The bloody fighting in eastern Ukraine may seem to have subsided, but the conflict continues. This film meets people from the city of Dnipropetrovsk, which is just 200 kilometers from the war zone.
Julia Segeda, a successful lawyer, and her husband have turned their office in Dnepropetrovsk into a collection point for relief supplies. Each week, the couple goes to the front line to deliver them directly to army units fighting there. The escalation of fighting in the neighboring Donetsk region and the dire supply situation of the Ukrainian army motivated them to help.
The Segedas are just two of many volunteers nationwide who collect donations and provide food and medicine to refugees and the wounded.

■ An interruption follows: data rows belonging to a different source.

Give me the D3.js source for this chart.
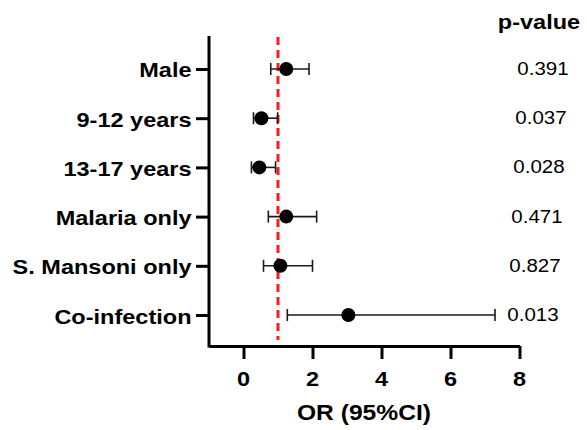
<!DOCTYPE html>
<meta charset="utf-8">
<script src="https://d3js.org/d3.v7.min.js"></script>
<style>
  body { margin: 0; background: #fff; }
  text { font-family: "Liberation Sans", Arial, sans-serif; }
</style>
<div id="forest"></div>
<script>

  // data
  var groups = ["Male", "9-12 years", "13-17 years", "Malaria only", "S. Mansoni only", "Co-infection"];
  var oddsRatio = [1.24, 0.52, 0.46, 1.24, 1.07, 3.04];
  var ciLow = [0.79, 0.29, 0.23, 0.72, 0.58, 1.27];
  var ciHigh = [1.90, 0.99, 0.93, 2.12, 2.00, 7.29];
  var pValues = ["0.391", "0.037", "0.028", "0.471", "0.827", "0.013"];
  var xTicks = [0, 2, 4, 6, 8];

  var W = 587, H = 430;
  var sx = 1.12; // the original text is slightly stretched horizontally

  var svg = d3.select("#forest").append("svg")
    .attr("width", W)
    .attr("height", H);

  var x = d3.scaleLinear().domain([-1, 8]).range([209, 519.5]);
  var y = d3.scalePoint().domain(groups).range([37, 347]).padding(0.65);
  var axisY = 346;

  // reference line at OR = 1
  svg.append("line")
    .attr("x1", x(1)).attr("x2", x(1))
    .attr("y1", 37).attr("y2", 340)
    .attr("stroke", "#ff1a1a")
    .attr("stroke-width", 3)
    .attr("stroke-dasharray", "8,5");

  // X axis
  var gx = svg.append("g")
    .attr("transform", "translate(0," + axisY + ")")
    .call(d3.axisBottom(x).tickValues(xTicks).tickSize(13).tickSizeOuter(0).tickFormat(""));
  gx.select(".domain").attr("stroke-width", 3).attr("stroke", "#000");
  gx.selectAll(".tick line").attr("stroke-width", 3).attr("stroke", "#000");

  // Y axis
  var gy = svg.append("g")
    .attr("transform", "translate(" + x(-1) + ",0)")
    .call(d3.axisLeft(y).tickSize(13).tickSizeOuter(0).tickFormat(""));
  gy.select(".domain").attr("d", "M0,36V" + (axisY + 1.5)).attr("stroke-width", 3).attr("stroke", "#000");
  gy.selectAll(".tick line").attr("stroke-width", 3).attr("stroke", "#000");

  // x tick labels
  svg.selectAll(".xlab")
    .data(xTicks)
    .enter().append("text")
    .attr("transform", function (d) { return "translate(" + x(d) + ",386) scale(" + sx + ",1)"; })
    .attr("text-anchor", "middle")
    .style("font-size", "21px")
    .style("font-weight", "bold")
    .text(function (d) { return d; });

  // y category labels
  svg.selectAll(".ylab")
    .data(groups)
    .enter().append("text")
    .attr("transform", function (d) { return "translate(191.5," + (y(d) + 8.5) + ") scale(" + sx + ",1)"; })
    .attr("text-anchor", "end")
    .style("font-size", "21px")
    .style("font-weight", "bold")
    .text(function (d) { return d; });

  // X axis title
  svg.append("text")
    .attr("transform", "translate(364,420) scale(" + sx + ",1)")
    .attr("text-anchor", "middle")
    .style("font-size", "22px")
    .style("font-weight", "bold")
    .text("OR (95%CI)");

  // error bars
  var rows = svg.selectAll(".row")
    .data(groups)
    .enter().append("g")
    .attr("transform", function (d) { return "translate(0," + y(d) + ")"; });

  rows.append("line")
    .attr("x1", function (d, i) { return x(ciLow[i]); })
    .attr("x2", function (d, i) { return x(ciHigh[i]); })
    .attr("stroke", "#1a1a1a").attr("stroke-width", 1.6);
  rows.append("line")
    .attr("x1", function (d, i) { return x(ciLow[i]); })
    .attr("x2", function (d, i) { return x(ciLow[i]); })
    .attr("y1", -6).attr("y2", 6)
    .attr("stroke", "#1a1a1a").attr("stroke-width", 1.6);
  rows.append("line")
    .attr("x1", function (d, i) { return x(ciHigh[i]); })
    .attr("x2", function (d, i) { return x(ciHigh[i]); })
    .attr("y1", -6).attr("y2", 6)
    .attr("stroke", "#1a1a1a").attr("stroke-width", 1.6);
  rows.append("circle")
    .attr("cx", function (d, i) { return x(oddsRatio[i]); })
    .attr("r", 7)
    .attr("fill", "#000");

  // p-value column
  svg.append("text")
    .attr("transform", "translate(539,29) scale(" + sx + ",1)")
    .attr("text-anchor", "middle")
    .style("font-size", "21px")
    .style("font-weight", "bold")
    .text("p-value");

  rows.append("text")
    .attr("transform", function (d, i) { return "translate(" + (543 - i * 2) + ",6) scale(1.08,1)"; })
    .attr("text-anchor", "middle")
    .style("font-size", "19px")
    .text(function (d, i) { return pValues[i]; });

</script>
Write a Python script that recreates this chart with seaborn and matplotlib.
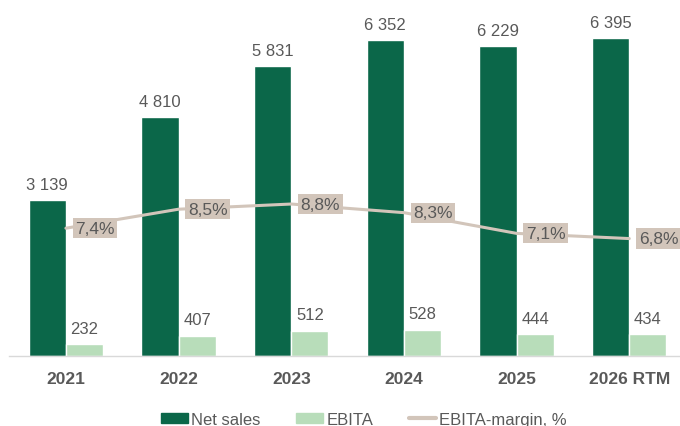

Some six thousand people have been killed in the war in eastern Ukraine to date, and 14,000 have been wounded. Despite the peace agreement signed in Minsk on 12 February 2015, the ceasefire is fragile.
Father Vasily is the pastor of an orthodox church in Dnipropetrovsk who volunteered as a military chaplain when the fighting first broke out. He sees big changes in the country and to the people: “The volunteer movement has given us a big boost… If ordinary people hadn’t supported it, who knows what our situation would be like today.”
Young mother Natalia Bornyakova and her children had to flee the Donetsk region. They are happy to be safe, now, but they still cannot forget their ordeal. Everyone wants peace and a better future for their children. But the tense situation in eastern Ukraine and their distrust of Russia allows them little respite. Irene Langemann’s film shows how the fighting still colors everything in Dnipropetrovsk and how much it has changed the way people there think.